- YOUR GOAL -
Quote the records below word for word, please, from the very first line through the one that contains "from matplotlib.patches import Rectangle", and nothing beyond it.

- SUPPLIED MATERIAL -

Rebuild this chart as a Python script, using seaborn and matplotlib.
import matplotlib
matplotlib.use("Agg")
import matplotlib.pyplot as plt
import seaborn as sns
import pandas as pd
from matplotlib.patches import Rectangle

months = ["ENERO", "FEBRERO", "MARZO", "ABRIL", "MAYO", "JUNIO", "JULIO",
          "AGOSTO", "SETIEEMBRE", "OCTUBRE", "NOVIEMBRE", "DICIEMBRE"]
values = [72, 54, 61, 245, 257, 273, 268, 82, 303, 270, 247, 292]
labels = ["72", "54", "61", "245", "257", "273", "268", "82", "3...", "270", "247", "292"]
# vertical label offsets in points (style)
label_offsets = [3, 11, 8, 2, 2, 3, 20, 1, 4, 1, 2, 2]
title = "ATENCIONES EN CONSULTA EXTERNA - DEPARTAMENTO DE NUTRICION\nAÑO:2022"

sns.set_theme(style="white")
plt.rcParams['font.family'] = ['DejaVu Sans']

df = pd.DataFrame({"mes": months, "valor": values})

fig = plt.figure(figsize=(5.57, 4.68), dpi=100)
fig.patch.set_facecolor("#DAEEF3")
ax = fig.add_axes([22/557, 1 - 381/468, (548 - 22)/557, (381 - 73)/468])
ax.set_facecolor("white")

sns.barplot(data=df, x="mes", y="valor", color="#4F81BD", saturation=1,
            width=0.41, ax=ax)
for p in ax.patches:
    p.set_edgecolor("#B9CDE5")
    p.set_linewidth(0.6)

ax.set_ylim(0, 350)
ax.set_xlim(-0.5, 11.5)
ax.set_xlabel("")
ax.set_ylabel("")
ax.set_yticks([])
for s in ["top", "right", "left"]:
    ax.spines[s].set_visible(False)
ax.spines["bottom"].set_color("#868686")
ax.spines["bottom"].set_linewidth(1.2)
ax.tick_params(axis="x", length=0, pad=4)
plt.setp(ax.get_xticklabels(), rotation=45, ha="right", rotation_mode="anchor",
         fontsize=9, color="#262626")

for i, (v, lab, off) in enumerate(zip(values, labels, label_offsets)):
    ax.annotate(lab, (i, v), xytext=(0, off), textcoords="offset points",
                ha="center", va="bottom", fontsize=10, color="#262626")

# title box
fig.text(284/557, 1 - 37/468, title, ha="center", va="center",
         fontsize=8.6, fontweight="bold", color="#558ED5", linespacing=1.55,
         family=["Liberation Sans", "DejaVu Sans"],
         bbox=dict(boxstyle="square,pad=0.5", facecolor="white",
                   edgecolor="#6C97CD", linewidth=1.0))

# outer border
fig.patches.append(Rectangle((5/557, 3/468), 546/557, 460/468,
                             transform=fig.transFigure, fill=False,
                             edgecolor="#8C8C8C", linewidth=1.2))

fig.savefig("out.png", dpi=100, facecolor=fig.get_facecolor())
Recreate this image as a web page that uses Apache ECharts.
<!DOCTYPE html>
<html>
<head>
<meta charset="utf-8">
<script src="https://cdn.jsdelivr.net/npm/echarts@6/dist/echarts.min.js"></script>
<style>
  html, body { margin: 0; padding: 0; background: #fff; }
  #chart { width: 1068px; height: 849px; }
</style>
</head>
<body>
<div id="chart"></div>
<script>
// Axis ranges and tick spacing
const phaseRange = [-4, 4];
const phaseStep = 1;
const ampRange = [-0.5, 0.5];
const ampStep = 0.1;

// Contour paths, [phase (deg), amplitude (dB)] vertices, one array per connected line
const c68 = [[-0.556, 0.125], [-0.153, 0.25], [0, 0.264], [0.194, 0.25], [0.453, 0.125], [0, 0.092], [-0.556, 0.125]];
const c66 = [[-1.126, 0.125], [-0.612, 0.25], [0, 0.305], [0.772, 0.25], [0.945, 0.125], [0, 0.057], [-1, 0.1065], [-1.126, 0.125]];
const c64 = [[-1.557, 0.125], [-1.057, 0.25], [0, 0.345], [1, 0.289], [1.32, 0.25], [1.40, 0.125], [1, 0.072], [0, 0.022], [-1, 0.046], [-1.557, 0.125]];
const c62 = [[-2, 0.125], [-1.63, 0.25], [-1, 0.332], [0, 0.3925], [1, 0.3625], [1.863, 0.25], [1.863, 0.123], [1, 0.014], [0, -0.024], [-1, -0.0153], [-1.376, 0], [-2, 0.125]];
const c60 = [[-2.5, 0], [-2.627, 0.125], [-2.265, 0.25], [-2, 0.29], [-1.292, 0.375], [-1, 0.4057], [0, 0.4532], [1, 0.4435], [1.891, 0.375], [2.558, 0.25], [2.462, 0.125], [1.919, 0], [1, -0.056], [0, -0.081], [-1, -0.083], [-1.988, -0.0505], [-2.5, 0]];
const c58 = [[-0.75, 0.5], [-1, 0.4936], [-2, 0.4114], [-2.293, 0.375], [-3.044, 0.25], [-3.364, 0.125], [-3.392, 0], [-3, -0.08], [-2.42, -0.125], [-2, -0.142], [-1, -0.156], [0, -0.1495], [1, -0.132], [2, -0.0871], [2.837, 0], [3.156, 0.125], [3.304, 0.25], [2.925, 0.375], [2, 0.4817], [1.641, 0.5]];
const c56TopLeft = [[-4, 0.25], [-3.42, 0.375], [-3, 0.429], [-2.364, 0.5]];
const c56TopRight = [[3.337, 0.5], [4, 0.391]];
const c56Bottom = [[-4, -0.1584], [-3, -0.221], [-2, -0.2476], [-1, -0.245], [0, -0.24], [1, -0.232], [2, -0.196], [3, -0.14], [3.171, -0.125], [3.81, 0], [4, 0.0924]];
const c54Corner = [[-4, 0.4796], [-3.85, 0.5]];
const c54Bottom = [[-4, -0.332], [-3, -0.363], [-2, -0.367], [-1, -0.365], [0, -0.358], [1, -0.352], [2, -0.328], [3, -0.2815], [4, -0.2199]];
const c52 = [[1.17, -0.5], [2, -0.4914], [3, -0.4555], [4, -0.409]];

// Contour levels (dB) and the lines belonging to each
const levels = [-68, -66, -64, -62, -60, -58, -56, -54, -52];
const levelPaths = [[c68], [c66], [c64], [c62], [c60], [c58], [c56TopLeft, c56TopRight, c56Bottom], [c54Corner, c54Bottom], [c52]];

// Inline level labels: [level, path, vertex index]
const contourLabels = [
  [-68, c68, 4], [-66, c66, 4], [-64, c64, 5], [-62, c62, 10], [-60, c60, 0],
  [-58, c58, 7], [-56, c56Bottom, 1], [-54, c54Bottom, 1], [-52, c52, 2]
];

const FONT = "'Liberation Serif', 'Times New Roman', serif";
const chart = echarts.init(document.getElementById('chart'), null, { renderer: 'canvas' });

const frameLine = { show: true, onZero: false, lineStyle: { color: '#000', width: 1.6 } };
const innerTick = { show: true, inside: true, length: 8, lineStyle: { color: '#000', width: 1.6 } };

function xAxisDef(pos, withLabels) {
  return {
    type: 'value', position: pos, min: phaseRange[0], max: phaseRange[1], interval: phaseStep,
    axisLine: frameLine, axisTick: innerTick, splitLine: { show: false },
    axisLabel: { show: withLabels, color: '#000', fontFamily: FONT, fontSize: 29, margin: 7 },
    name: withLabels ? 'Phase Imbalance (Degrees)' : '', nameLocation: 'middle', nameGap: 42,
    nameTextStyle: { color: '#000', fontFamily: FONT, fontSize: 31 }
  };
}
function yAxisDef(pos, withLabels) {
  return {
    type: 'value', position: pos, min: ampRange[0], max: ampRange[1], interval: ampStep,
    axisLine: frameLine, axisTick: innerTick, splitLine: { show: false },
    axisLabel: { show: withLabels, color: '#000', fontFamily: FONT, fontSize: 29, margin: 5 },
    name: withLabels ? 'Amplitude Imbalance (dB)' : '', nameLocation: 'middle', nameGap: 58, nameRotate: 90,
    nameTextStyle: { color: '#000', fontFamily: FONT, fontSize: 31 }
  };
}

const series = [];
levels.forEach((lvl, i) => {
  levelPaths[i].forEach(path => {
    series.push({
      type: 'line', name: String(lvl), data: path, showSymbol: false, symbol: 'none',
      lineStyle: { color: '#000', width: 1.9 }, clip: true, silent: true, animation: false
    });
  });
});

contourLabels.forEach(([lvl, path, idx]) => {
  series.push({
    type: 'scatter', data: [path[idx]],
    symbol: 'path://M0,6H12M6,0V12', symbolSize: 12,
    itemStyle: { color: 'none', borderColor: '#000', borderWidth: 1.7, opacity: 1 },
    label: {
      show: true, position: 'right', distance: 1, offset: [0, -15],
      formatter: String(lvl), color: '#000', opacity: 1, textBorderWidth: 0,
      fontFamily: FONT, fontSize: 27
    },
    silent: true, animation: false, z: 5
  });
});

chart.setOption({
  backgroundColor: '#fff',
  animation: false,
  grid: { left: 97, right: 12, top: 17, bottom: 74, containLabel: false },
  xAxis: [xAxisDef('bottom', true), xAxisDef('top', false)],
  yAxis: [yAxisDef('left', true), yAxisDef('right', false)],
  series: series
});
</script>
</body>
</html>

- WRITTEN ANSWER -
Rebuild this chart as a Python script, using seaborn and matplotlib.
import matplotlib
matplotlib.use("Agg")
import matplotlib.pyplot as plt
import seaborn as sns
import pandas as pd
from matplotlib.patches import Rectangle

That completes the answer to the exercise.